Four Days Into The New Year…
The same day that the D.R. Horton decision was reached marked the end of the Board term for Member Craig Becker. The loss of Member Becker left the Board with only two members – one less than required for maintaining a quorum within the agency. In light of a recent Supreme Court decision, which held that the authority of the five-seat Board could not be delegated to a panel with fewer than three members, the Board was effectively stripped of the authority to reach final decisions in NLRB proceedings.
But this lack of quorum lasted less than a week. On January 4th President Obama announced his intent to utilize his constitutional authority to grant recess appointments to Democrats Sharon Block and Richard F. Griffin, and Republican Terrence F. Flynn. Block and Griffin had originally been nominated on December 15, 2011, but the Senate Health, Education, Labor and Pensions Committee had not acted on the nominations. The recess appointees were all sworn in as members on January 9, 2012.

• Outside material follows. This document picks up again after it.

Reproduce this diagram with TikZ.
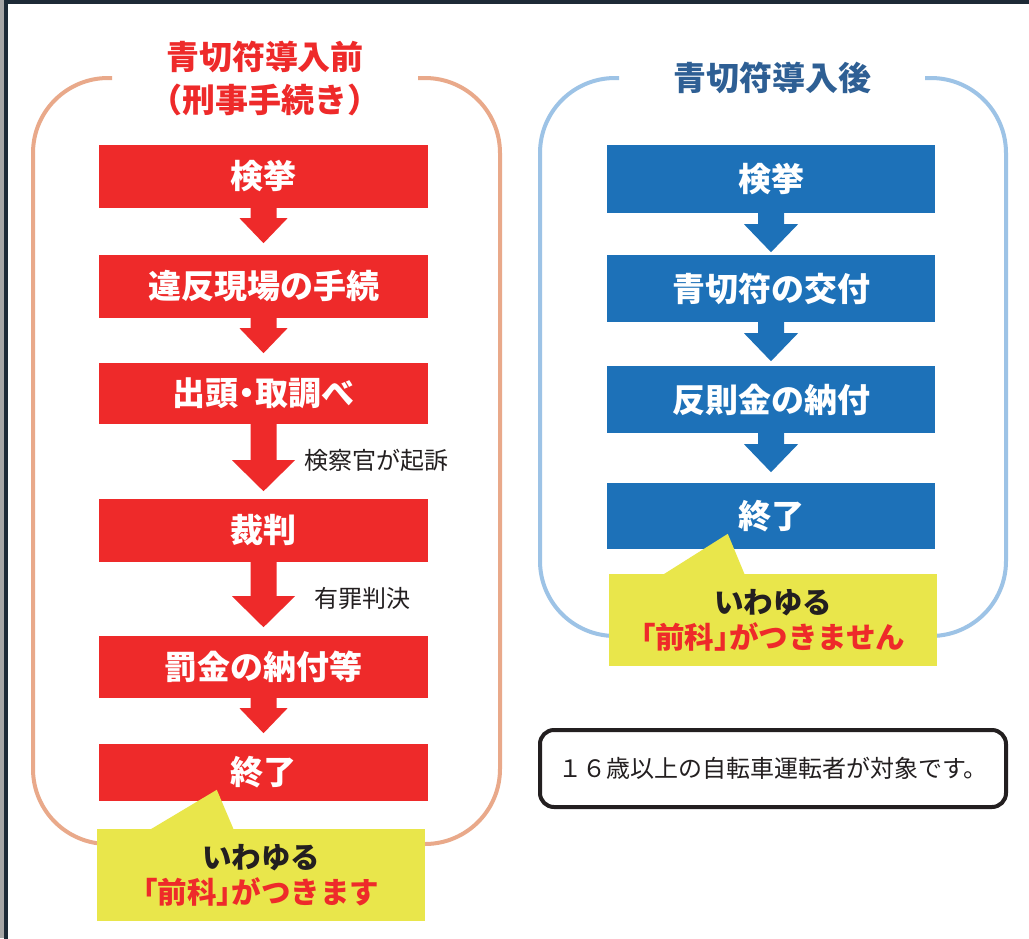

Almost immediately after notifying Congress of his intent to recess appoint the new NLRB members, an uproar arose in both the House and Senate accusing the President of abusing his executive authority by unilaterally appointing Board members during a pro forma recess – a recess in which Congress is technically in session but no business is being conducted. This prompted the Department of Justice to issue a letter arguing that President Obama's pro forma recess appointments were indeed constitutional.
This did not prevent employer associations, such as the National Federation of Independent Business, the Coalition for a Democratic Workplace and the National Right to Work Legal Defense, from filing their own legal actions asserting that the recess appointment of the three members to the National Labor Relations Board was "unconstitutional, null and void," and, under the holding of New Process Steel, the Board now lacks a quorum necessary to implement rules or otherwise enforce the National Labor Relations Act.
And remember, 2012 is only a few weeks old. It should be an interesting year.